Sunday 9 March 2008

I is for IRONING

There are certain objects that I have managed to avoid using for all of my life. The iron is one such piece of equipment. Look, don't get me wrong, it's not that I belong to some sort of anti iron society or am a member of a cult that doesn't believe in ironing or am even a male chauvinist that believes ironing is only a woman's job, though obviously I'm not opposed to them doing it and would certainly not go on any crusade to support an end to ironing for women. No, it's just that, there has always been someone around to do it for me and the fact that it has been a woman is purely down to coincidence and the fact that the females in question have been my mum and my wife! But to be truthful, there are probably a couple of reasons why I haven't been rushing forward to lend a hand over the years. First, nobody ever taught me how to iron and I still haven't the first clue how to go about it. Yes I know you switch it on and it heats up and then you lay the clothes flat out on an ironing board and apparently run the hot metal up and down it until it looks nice and flat but then what do you do? And why do you sometimes squirt steam from a jet on the iron, all over the clothes? And how do you know how long to hold the iron on the surface before you do everlasting damage to a shirt or a blouse? And what temperature setting is just right to use? Secondly, it just seems so boring. I mean it's not like cooking, where there is an end product you can actually enjoy or mowing the lawn, which just generally makes the grass look tidy. And even though washing the dishes is equally laborious, at least you feel you are helping to contribute towards the good health of your family apart from actually having nice clean cutlery and plates to use. Which brings me to my third difficulty. Why do we iron? Sure what difference will a few creases make and does it really matter if our shirts or skirts look a bit crumpled? So what do people think about when they're ironing, for it's obvious you just don't think about ironing? Maybe, like wife you watch TV or listen to music or just talk or maybe it's a bit like mowing the lawn in that you just think about all the problems of the day and take it out on the ironing. Which suggests I must remember not to annoy her on the days when she plans to iron!
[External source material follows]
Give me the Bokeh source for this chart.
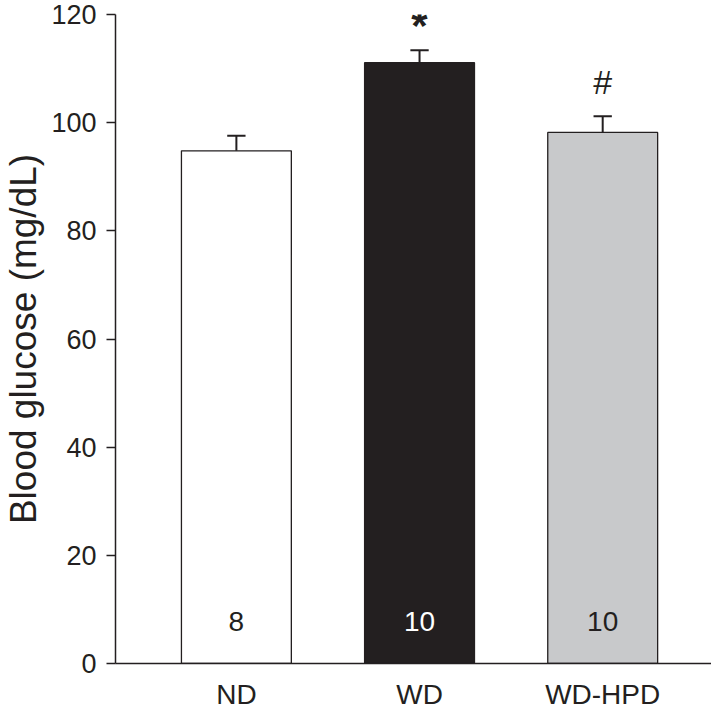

We had an interesting conversation about ironing yesterday. I felt I needed to explore the subject a little bit more and I discovered that in the list of household chores that women (or men for that matter) love to hate, ironing is pretty near the top of the list and something that brings the procrastination gene out regularly. Yet it seems to be a necessity, though that is clearly based on the need to look well in other people's eyes. So when my son attended a function recently with an unironed and crumpled shirt, it seemed to cause a high degree of annoyance, even though the shirt was completely covered form view, beneath his suit.

Yet that very fact got me wondering about my own life. How easy it is for me to hide the creases and crinkles of my life from other people beneath my smile, my words, my understanding of the Bible, my public prayers and my apparent sincerity and yet God sees every single thing that others don't and it annoys Him. Yet He is always ready to forgive me, to iron out those things that are sin and hinder me from the perfection He seeks for me. And how often isn't it the very things that we need to be doing that we try to avoid, like spending time in prayer and reading His Word and we go and fill our lives with other substitutes, yet al the time knowing that the only way we are going to please Him is to iron out the crumpled mess that our lives get into when we take our focus away from God. Jesus tells us in Matthew 5 to 'Be perfect, therefore, as your heavenly Father is perfect.' Also David, after defeating his enemies sang a song of praise which included these words, 'It is God who arms me with strength and makes my way perfect.' And while I will never attain complete perfection like Jesus, in my human lifetime, such perfection must be my goal and I know that some day I will be perfect when I go to live with Him in my new body. But for now, I will continue to iron away the crinkles, with His help and forgiveness and look forward to the day when the last of the blemishes will be gone. I guess, if we want to look best in God's eyes, we all have a bit of ironing to do.